NAIROBI, Kenya – Kenya is now pushing China to shoulder the entire cost of extending the standard gauge railway (SGR) from Naivasha to Malaba, abandoning an earlier financing model that required Nairobi to raise 30 percent—equivalent to Sh174 billion—of the Sh581.6 billion ($4.5 billion) project.
Treasury Cabinet Secretary John Mbadi confirmed the shift, citing growing public spending pressures and a shrinking revenue base that have made it “impossible” for the government to contribute to the mega infrastructure project.
“We are looking at a model of procurement where we get funding exclusively outside of government,” Mbadi told Nation, revealing that the previous plan—where China Road and Bridge Corporation, China Development Bank, and China Exim Bank would each contribute 30 percent, Kenya another 30 percent, and a consortium the remaining 40 percent—is now off the table.
The reversal comes amid deepening fiscal strain. Kenya is grappling with ballooning public expenditure driven by newly signed collective bargaining agreements, the rollout of universal healthcare, and education reforms.
Meanwhile, the collapse of the Finance Bill in mid-2024—following deadly protests—sank hopes of aggressive tax expansion and left Treasury scrambling for alternatives.
“We’re facing competing demands, and unfortunately, we’re not in a financial position to proceed under the original arrangement,” Mbadi said.
The SGR extension, a 369-kilometre line connecting Naivasha to the Ugandan border town of Malaba, is seen as vital to unlocking trade with landlocked neighbors including Uganda, Rwanda, and the Democratic Republic of Congo.
These countries are developing their own SGR networks, and Uganda has reportedly urged Kenya to expedite construction on its end.
The SGR was initially pitched as a transformative regional trade corridor.
But the project stalled in Naivasha after the completion of the Mombasa–Nairobi section, which China financed.

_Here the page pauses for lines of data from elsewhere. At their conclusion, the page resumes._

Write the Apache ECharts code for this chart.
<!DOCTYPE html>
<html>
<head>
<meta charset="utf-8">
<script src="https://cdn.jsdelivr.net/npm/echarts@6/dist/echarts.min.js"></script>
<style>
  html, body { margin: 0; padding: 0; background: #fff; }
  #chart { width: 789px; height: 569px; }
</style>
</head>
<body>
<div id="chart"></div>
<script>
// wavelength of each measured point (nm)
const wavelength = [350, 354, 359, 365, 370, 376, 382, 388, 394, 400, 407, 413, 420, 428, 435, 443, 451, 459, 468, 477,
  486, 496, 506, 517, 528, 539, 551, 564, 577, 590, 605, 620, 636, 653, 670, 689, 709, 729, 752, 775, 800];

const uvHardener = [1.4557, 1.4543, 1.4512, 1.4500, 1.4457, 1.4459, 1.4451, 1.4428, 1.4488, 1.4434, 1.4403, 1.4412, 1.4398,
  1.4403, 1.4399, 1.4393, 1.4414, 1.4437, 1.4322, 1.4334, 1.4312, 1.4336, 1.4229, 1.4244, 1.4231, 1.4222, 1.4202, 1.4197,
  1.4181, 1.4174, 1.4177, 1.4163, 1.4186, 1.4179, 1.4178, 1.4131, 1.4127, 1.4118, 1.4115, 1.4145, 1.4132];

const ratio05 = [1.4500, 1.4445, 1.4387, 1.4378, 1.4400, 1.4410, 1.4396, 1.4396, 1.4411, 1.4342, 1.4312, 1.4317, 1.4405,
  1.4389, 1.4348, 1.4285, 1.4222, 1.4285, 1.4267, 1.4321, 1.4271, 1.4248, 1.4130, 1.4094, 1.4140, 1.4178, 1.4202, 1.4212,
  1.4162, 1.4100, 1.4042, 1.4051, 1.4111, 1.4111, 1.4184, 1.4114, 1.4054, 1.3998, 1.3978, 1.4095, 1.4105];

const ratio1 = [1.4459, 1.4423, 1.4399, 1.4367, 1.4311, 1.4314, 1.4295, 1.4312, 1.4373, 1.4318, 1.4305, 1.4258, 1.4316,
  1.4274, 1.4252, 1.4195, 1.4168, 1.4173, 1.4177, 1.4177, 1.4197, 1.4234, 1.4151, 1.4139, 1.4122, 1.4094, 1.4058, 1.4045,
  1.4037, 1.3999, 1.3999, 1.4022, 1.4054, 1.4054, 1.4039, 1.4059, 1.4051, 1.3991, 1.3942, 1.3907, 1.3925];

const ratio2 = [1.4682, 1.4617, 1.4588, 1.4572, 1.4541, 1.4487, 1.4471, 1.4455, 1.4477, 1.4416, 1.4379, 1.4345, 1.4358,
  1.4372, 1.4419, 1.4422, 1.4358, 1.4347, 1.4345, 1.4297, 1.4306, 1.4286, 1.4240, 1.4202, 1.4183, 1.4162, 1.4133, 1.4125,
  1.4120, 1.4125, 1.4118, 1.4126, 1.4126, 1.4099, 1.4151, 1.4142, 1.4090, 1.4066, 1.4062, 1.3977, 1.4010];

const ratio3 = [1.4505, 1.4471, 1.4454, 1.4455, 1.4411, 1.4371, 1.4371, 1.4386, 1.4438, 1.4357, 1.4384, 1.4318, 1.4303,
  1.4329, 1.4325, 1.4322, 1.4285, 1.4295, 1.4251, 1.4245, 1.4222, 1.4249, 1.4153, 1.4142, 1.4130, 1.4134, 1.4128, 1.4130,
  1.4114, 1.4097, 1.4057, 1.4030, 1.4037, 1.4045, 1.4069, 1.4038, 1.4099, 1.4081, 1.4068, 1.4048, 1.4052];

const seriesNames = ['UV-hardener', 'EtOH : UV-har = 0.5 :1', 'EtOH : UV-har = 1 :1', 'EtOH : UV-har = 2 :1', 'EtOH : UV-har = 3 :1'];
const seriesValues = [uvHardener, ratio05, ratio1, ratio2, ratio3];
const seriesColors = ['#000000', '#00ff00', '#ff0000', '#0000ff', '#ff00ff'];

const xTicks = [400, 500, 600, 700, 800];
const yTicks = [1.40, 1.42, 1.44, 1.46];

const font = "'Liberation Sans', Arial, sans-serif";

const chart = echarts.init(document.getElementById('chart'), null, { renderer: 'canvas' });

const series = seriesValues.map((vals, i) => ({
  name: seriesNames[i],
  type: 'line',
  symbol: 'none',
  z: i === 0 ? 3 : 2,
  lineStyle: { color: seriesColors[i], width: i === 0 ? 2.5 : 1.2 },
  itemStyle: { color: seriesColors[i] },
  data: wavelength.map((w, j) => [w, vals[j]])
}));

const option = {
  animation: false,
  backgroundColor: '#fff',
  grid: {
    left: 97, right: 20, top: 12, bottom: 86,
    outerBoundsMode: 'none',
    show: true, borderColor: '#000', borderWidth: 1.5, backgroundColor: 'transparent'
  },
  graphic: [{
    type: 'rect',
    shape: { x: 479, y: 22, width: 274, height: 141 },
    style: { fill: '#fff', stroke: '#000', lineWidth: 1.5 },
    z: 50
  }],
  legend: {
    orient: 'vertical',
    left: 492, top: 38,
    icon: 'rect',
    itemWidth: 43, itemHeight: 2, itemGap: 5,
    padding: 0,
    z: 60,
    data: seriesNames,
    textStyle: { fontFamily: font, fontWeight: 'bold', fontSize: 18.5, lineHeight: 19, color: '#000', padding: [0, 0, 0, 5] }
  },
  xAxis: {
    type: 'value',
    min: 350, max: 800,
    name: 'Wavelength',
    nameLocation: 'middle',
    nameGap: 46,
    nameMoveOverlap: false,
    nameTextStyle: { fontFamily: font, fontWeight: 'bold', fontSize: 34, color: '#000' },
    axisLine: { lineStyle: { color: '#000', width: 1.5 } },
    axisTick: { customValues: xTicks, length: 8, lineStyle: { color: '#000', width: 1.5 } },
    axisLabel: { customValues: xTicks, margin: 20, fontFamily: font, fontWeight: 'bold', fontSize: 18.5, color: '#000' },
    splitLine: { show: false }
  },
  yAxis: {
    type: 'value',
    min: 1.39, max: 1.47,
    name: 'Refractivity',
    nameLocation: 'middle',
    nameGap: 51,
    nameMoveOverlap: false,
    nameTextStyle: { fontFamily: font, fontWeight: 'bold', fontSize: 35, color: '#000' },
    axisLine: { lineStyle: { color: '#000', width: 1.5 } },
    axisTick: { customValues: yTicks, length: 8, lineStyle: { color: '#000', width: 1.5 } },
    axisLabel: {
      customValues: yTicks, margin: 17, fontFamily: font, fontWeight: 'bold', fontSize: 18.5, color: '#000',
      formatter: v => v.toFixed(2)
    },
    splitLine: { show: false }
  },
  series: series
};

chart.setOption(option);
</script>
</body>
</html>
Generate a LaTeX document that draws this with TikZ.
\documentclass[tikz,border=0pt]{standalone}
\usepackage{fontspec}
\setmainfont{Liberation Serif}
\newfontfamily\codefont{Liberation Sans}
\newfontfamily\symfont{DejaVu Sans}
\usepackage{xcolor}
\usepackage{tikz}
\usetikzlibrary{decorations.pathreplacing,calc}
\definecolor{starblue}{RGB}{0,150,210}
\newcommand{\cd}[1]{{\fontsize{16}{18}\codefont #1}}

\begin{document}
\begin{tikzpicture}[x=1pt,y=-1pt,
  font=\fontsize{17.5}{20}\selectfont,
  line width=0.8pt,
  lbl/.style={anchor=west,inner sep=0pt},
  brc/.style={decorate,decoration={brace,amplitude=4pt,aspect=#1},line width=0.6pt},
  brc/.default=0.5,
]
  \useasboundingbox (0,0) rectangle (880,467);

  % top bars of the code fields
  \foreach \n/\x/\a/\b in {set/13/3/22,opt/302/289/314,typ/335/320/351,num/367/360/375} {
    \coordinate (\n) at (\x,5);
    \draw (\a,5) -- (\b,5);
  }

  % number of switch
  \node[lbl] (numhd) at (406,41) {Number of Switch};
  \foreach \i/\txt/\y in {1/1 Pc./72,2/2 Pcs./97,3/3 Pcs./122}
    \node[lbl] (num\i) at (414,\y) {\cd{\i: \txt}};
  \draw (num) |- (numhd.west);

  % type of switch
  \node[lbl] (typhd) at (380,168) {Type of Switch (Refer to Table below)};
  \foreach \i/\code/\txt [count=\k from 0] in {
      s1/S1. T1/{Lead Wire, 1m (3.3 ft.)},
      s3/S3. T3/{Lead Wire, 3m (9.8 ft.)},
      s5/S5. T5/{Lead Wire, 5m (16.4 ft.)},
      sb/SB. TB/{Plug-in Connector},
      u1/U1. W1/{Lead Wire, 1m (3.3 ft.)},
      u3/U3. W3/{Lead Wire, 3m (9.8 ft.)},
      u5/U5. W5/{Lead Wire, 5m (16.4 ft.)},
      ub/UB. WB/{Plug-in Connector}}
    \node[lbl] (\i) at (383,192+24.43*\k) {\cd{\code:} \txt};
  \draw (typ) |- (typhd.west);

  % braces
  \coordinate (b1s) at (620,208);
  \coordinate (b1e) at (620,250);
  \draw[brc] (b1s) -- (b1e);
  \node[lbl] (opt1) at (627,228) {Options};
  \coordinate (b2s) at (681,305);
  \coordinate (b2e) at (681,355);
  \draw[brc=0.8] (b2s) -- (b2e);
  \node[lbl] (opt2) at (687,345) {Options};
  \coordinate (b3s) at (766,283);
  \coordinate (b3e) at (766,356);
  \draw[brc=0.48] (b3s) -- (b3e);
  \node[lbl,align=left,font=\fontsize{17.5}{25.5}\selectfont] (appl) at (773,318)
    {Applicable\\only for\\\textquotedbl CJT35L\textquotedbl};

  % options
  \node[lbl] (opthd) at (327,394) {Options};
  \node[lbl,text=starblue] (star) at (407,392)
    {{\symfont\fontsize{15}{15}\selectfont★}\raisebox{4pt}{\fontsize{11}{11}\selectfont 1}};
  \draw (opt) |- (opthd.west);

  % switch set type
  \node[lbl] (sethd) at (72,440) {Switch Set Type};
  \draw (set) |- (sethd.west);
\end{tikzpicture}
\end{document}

The abrupt halt drew criticism, with some opposition leaders branding it “a railway to nowhere.”
To keep momentum, the National Treasury had earmarked Sh16.5 billion in the 2025/26 budget to kick-start the extension.
But officials now admit that without new financing, delays are inevitable.

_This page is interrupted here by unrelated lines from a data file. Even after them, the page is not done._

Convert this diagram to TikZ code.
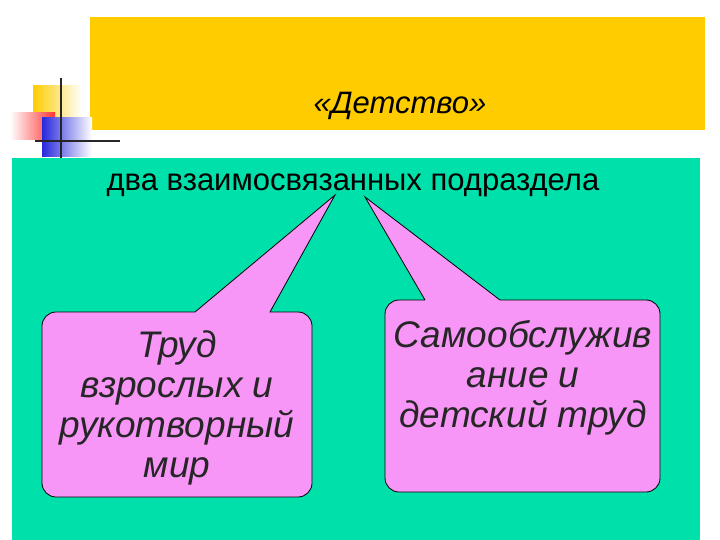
\documentclass[tikz,border=0pt]{standalone}
\usepackage{fontspec}
\setmainfont{Liberation Sans}
\begin{document}
\begin{tikzpicture}[x=1pt,y=-1pt,
  callout/.style={draw=black,fill=pinkv,line width=0.8pt},
  boxtext/.style={align=center,font=\itshape\fontsize{37}{40}\selectfont,text=black!85}]
\useasboundingbox (0,0) rectangle (720,540);
\fill[white] (0,0) rectangle (720,540);
\definecolor{gold}{RGB}{255,204,0}
\definecolor{teal}{RGB}{0,224,170}
\definecolor{blu}{RGB}{40,40,220}
\definecolor{pinkv}{RGB}{248,150,248}
\fill[gold] (90,17) rectangle (705,130);
\fill[teal] (12,158) rectangle (700,540);
% decoration
\fill[left color=gold,right color=white] (33,86) rectangle (82,118);
\fill[left color=white,right color=red!80] (10,113) rectangle (55,140);
\fill[left color=blu,right color=white] (42,118) rectangle (92,157);
\draw[line width=2.5pt,black!85] (61,78) -- (61,158);
\draw[line width=2.5pt,black!85] (35,141) -- (120,141);
\node (title) at (400,106) {\itshape\fontsize{31}{34}\selectfont «Детство»};
\node (sub) at (353,185) {\fontsize{31}{34}\selectfont два взаимосвязанных подраздела};
\coordinate (tipL) at (335,195);
\coordinate (tipR) at (365,197);
\draw[callout] (195,312) -- (tipL) -- (270,312) [rounded corners=14pt] -- (312,312) -- (312,497) -- (42,497) -- (42,312) -- (195,312);
\draw[callout] (425,300) -- (tipR) -- (500,300) [rounded corners=14pt] -- (660,300) -- (660,492) -- (385,492) -- (385,300) -- (425,300);
\node[boxtext] (L) at (177,408) {Труд\\взрослых и\\рукотворный\\мир};
\node[boxtext] (R) at (523,378) {Самообслужив\\ание и\\детский труд};
\end{tikzpicture}
\end{document}
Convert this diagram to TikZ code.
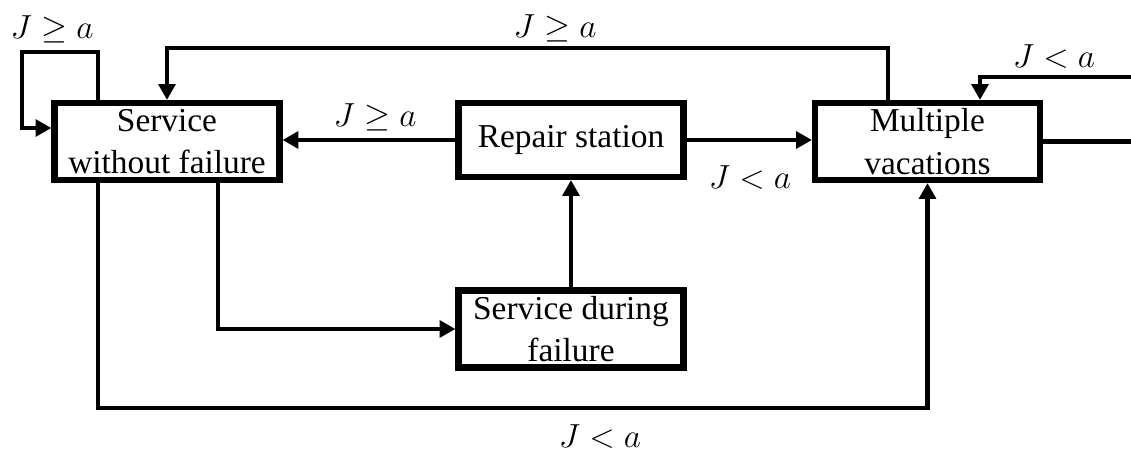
\RequirePackage{fix-cm}
\documentclass[tikz,border=0pt]{standalone}
\usepackage{fontspec}
\setmainfont{Liberation Serif}
\usetikzlibrary{arrows.meta, calc}

\begin{document}
\begin{tikzpicture}[
        box/.style={draw, line width=3.5pt, minimum width=4.5cm, minimum height=1.54cm,
            align=center, inner sep=2pt, font=\fontsize{19}{24}\selectfont},
        flow/.style={line width=2.7pt, -{Triangle[length=9pt,width=9.5pt]}},
        wire/.style={line width=2.7pt},
        cond/.style={font=\fontsize{19}{24}\selectfont}]
        \useasboundingbox (0,0) rectangle (22.62,9.14);

        % the four states
        \node[box] (swf) at (3.34,6.31) {Service\\without failure};
        \node[box, minimum height=1.48cm] (rs) at (11.42,6.34) {Repair station};
        \node[box] (mv) at (18.55,6.31) {Multiple\\vacations};
        \node[box] (sdf) at (11.42,2.56) {Service during\\failure};

        % conditions
        \node[cond] (c1) at (1.04,8.56) {$J \geq a$};
        \node[cond] (c2) at (11.1,8.58) {$J \geq a$};
        \node[cond] (c3) at (7.5,6.8) {$J \geq a$};
        \node[cond] (c4) at (15.0,5.58) {$J < a$};
        \node[cond] (c5) at (21.08,8.0) {$J < a$};
        \node[cond] (c6) at (12.0,0.4) {$J < a$};

        \coordinate (inR) at (22.7,7.6);
        \coordinate (outR) at (22.7,6.31);

        % transitions
        \draw[flow] ($(swf.north)+(-1.38,0)$) |- (0.44,8.1) |- ($(swf.west)+(0,0.27)$);
        \draw[flow] ($(mv.north)+(-0.79,0)$) -- ++(0,1.04) -| (swf.north);
        \draw[flow] (rs.west) -- (rs.west -| swf.east);
        \draw[flow] (rs.east) -- (rs.east -| mv.west);
        \draw[flow] (sdf) -- (rs);
        \draw[flow] ($(swf.south)+(1.02,0)$) |- (sdf.west);
        \draw[flow] ($(swf.south)+(-1.38,0)$) |- (12,0.98) -| (mv.south);
        \draw[flow] (inR) -| ($(mv.north)+(1.05,0)$);
        \draw[wire] (mv.east) -- (outR);
\end{tikzpicture}
\end{document}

Kenya had previously floated the idea of using domestic revenue, including revising the Railway Development Levy, and setting up a special purpose vehicle (SPV) to hold project assets.
This would have limited borrowing but required legal changes. That option, too, has now been shelved.

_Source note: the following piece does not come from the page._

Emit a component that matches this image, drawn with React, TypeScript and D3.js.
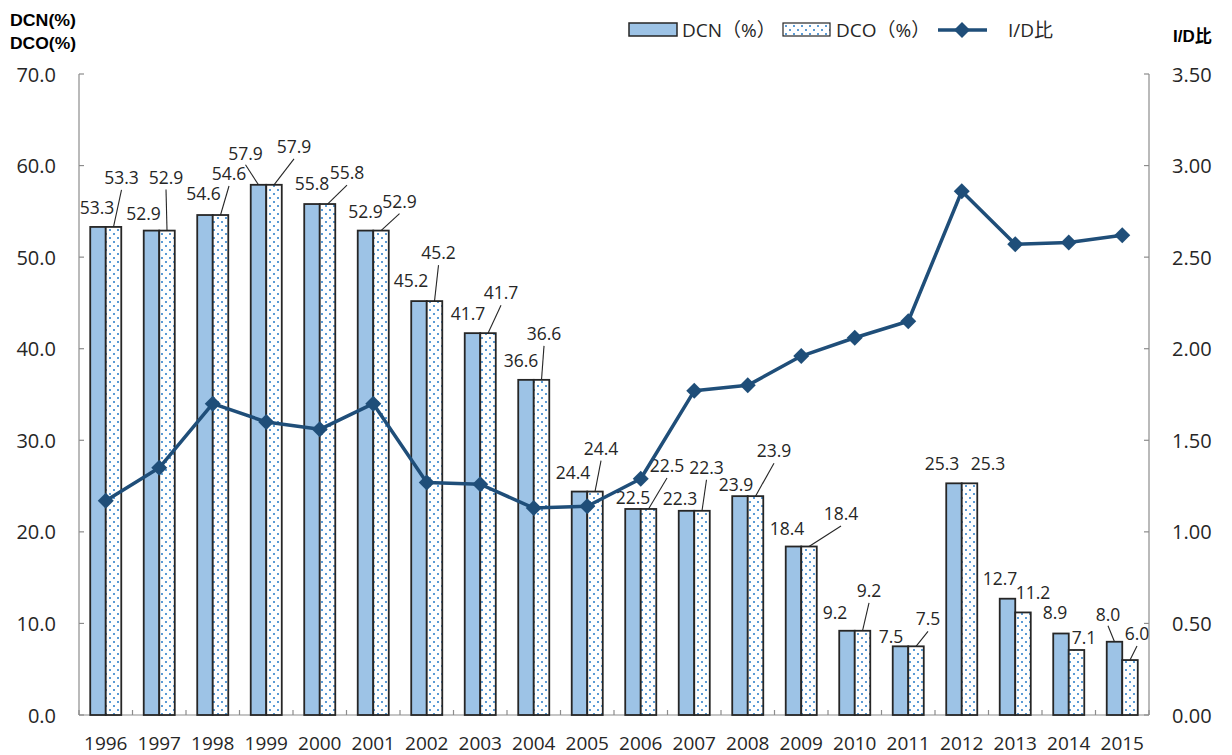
import React from "react";
import * as d3 from "d3";

const years = ["1996","1997","1998","1999","2000","2001","2002","2003","2004","2005","2006","2007","2008","2009","2010","2011","2012","2013","2014","2015"];
const dcn = [53.3,52.9,54.6,57.9,55.8,52.9,45.2,41.7,36.6,24.4,22.5,22.3,23.9,18.4,9.2,7.5,25.3,12.7,8.9,8.0];
const dco = [53.3,52.9,54.6,57.9,55.8,52.9,45.2,41.7,36.6,24.4,22.5,22.3,23.9,18.4,9.2,7.5,25.3,11.2,7.1,6.0];
const idRatio = [1.17,1.35,1.70,1.60,1.56,1.70,1.27,1.26,1.13,1.14,1.29,1.77,1.80,1.96,2.06,2.15,2.86,2.57,2.58,2.62];
const leftTicks = [0,10,20,30,40,50,60,70];
const rightTicks = [0,0.5,1,1.5,2,2.5,3,3.5];

// manual data-label placement (offsets from bar top centre), as in the original
const dcnDx = [-1,-8,-1.5,-13,0,0,-8,-4.5,-5,-6.5,0,-6.5,-4,-6.5,-12,-9.5,-12,-7.5,-6,-6.5];
const dcnDy = [-20,-18,-22,-32,-21,-20,-21,-20,-20,-20,-12,-13,-12,-18.5,-19,-10,-20,-21,-21.5,-28];
const dcnLeader = [0,0,0,1,0,0,0,0,0,0,0,0,0,0,0,0,0,0,0,1];
const dcoDx = [8,-1,8.5,20,19.5,18.5,4,13,2.5,6,18.5,4.5,18.5,32,6.5,12,18.5,10,7.5,7];
const dcoDy = [-50,-54,-42,-39,-32,-30,-49,-41,-47,-44,-44,-44,-46,-33.5,-41,-28,-20,-20,-13,-27];
const dcoLeader = [1,1,1,1,1,1,1,1,1,1,1,1,1,1,1,1,0,0,0,1];

const W = 1232, H = 755;
const L = 79, R = 1149, T = 74, B = 715;
const FONT = "'Open Sans', 'Noto Sans CJK JP', sans-serif";
const TXT = "#262626";
const AX = "#8c8c8c";
const LINE = "#1f4e79";
const BARFILL = "#9dc3e6";
const BARSTROKE = "#262626";

export default function App() {
  const x = d3.scaleBand<string>().domain(years).range([L, R]).paddingInner(0).paddingOuter(0);
  const yL = d3.scaleLinear().domain([0, 70]).range([B, T]);
  const yR = d3.scaleLinear().domain([0, 3.5]).range([B, T]);
  const bw = x.bandwidth() * 0.29;
  const cx = (i: number) => (x(years[i]) as number) + x.bandwidth() / 2;
  const line = d3.line<number>().x((_, i) => cx(i)).y((d) => yR(d));
  const diamond = (px: number, py: number, r: number) => `M${px},${py - r}L${px + r},${py}L${px},${py + r}L${px - r},${py}Z`;

  return (
    <svg width={W} height={H} style={{ position: "absolute", left: 0, top: 0, background: "#fff" }} fontFamily={FONT}>
      <defs>
        <pattern id="dots" width="8" height="8" patternUnits="userSpaceOnUse">
          <rect width="8" height="8" fill="#fff" />
          <rect x="1" y="1" width="2" height="2" fill="#5b9bd5" />
          <rect x="5" y="5" width="2" height="2" fill="#5b9bd5" />
        </pattern>
      </defs>

      {/* axes */}
      <line x1={L} y1={T} x2={L} y2={B} stroke={AX} strokeWidth={1.2} />
      <line x1={R} y1={T} x2={R} y2={B} stroke={AX} strokeWidth={1.2} />
      <line x1={L} y1={B} x2={R} y2={B} stroke={AX} strokeWidth={1.2} />
      {leftTicks.map((t) => (
        <g key={"lt" + t}>
          <line x1={L} x2={L + 5} y1={yL(t)} y2={yL(t)} stroke={AX} strokeWidth={1.2} />
          <text x={56} y={yL(t)} textAnchor="end" dominantBaseline="central" fontSize={20} fill={TXT}>{t.toFixed(1)}</text>
        </g>
      ))}
      {rightTicks.map((t) => (
        <g key={"rt" + t}>
          <line x1={R - 5} x2={R} y1={yR(t)} y2={yR(t)} stroke={AX} strokeWidth={1.2} />
          <text x={1172} y={yR(t)} textAnchor="start" dominantBaseline="central" fontSize={20} fill={TXT}>{t.toFixed(2)}</text>
        </g>
      ))}
      {d3.range(years.length + 1).map((k) => (
        <line key={"xt" + k} x1={L + k * x.bandwidth()} x2={L + k * x.bandwidth()} y1={B} y2={B - 5} stroke={AX} strokeWidth={1.2} />
      ))}
      {years.map((yr, i) => (
        <text key={"xl" + yr} x={cx(i)} y={743} textAnchor="middle" dominantBaseline="central" fontSize={19} fill={TXT}>{yr}</text>
      ))}

      {/* axis titles */}
      <text x={10} y={20} dominantBaseline="central" fontSize={17} fontWeight="bold" fill="#000" fontFamily="'Liberation Sans', sans-serif" textLength={66} lengthAdjust="spacingAndGlyphs">DCN(%)</text>
      <text x={10} y={43} dominantBaseline="central" fontSize={17} fontWeight="bold" fill="#000" fontFamily="'Liberation Sans', sans-serif" textLength={66} lengthAdjust="spacingAndGlyphs">DCO(%)</text>
      <text x={1173} y={36} dominantBaseline="central" fontSize={17} fontWeight="bold" fill="#000" fontFamily="'Liberation Sans', 'Noto Sans CJK JP', sans-serif">I/D比</text>

      {/* bars */}
      {years.map((yr, i) => (
        <g key={"b" + yr}>
          <rect x={cx(i) - bw} y={yL(dcn[i])} width={bw} height={B - yL(dcn[i])} fill={BARFILL} stroke={BARSTROKE} strokeWidth={1.8} />
          <rect x={cx(i)} y={yL(dco[i])} width={bw} height={B - yL(dco[i])} fill="url(#dots)" stroke={BARSTROKE} strokeWidth={1.8} />
        </g>
      ))}

      {/* data labels */}
      {years.map((yr, i) => {
        const ax = cx(i) - bw / 2, ay = yL(dcn[i]);
        const bx = cx(i) + bw / 2, by = yL(dco[i]);
        const lx1 = ax + dcnDx[i], ly1 = ay + dcnDy[i];
        const lx2 = bx + dcoDx[i], ly2 = by + dcoDy[i];
        return (
          <g key={"lab" + yr}>
            {dcnLeader[i] ? <line x1={lx1} y1={ly1 + 12} x2={ax} y2={ay} stroke={TXT} strokeWidth={1.1} /> : null}
            {dcoLeader[i] ? <line x1={lx2} y1={ly2 + 13} x2={bx} y2={by} stroke={TXT} strokeWidth={1.1} /> : null}
            <text x={lx1} y={ly1} textAnchor="middle" dominantBaseline="central" fontSize={17.5} fill={TXT}>{dcn[i].toFixed(1)}</text>
            <text x={lx2} y={ly2} textAnchor="middle" dominantBaseline="central" fontSize={17.5} fill={TXT}>{dco[i].toFixed(1)}</text>
          </g>
        );
      })}

      {/* I/D line */}
      <path d={line(idRatio) || ""} fill="none" stroke={LINE} strokeWidth={3.5} strokeLinejoin="round" />
      {idRatio.map((v, i) => (
        <path key={"m" + i} d={diamond(cx(i), yR(v), 8)} fill={LINE} />
      ))}

      {/* legend */}
      <rect x={629} y={23} width={48} height={13} fill={BARFILL} stroke={BARSTROKE} strokeWidth={1.5} />
      <text x={682} y={30} dominantBaseline="central" fontSize={19} fill={TXT}>DCN（%）</text>
      <rect x={783} y={23} width={47} height={13} fill="url(#dots)" stroke={BARSTROKE} strokeWidth={1.2} />
      <text x={836} y={30} dominantBaseline="central" fontSize={19} fill={TXT}>DCO（%）</text>
      <line x1={938} x2={987} y1={30} y2={30} stroke={LINE} strokeWidth={3.5} />
      <path d={diamond(962, 30, 8)} fill={LINE} />
      <text x={1008} y={30} dominantBaseline="central" fontSize={19} fill={TXT}>I/D比</text>
    </svg>
  );
}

China, meanwhile, has expressed concern over the project’s ability to generate returns.
With Kenya’s outstanding debt to Beijing standing at Sh692.6 billion as of December 2024—much of it linked to the Mombasa–Nairobi line—Chinese lenders are reportedly demanding stronger guarantees of revenue recovery.
The funding rethink follows a recent meeting in Beijing between President William Ruto and Chinese President Xi Jinping, where the two sides agreed to review SGR-related laws, policies, and operational standards.
While official statements focused on regulatory cooperation, sources say financing for the Naivasha–Malaba leg was high on the agenda.
So far, no definitive timeline has been set for completing the SGR extension, which will require Sh380 billion to reach Kisumu and another Sh122.9 billion to stretch from Kisumu to Malaba.
“We’re still exploring different models—PPP, concessional loans, anything viable,” said Mbadi. “The Ministry of Roads and Transport will bring the final proposal to the Treasury.”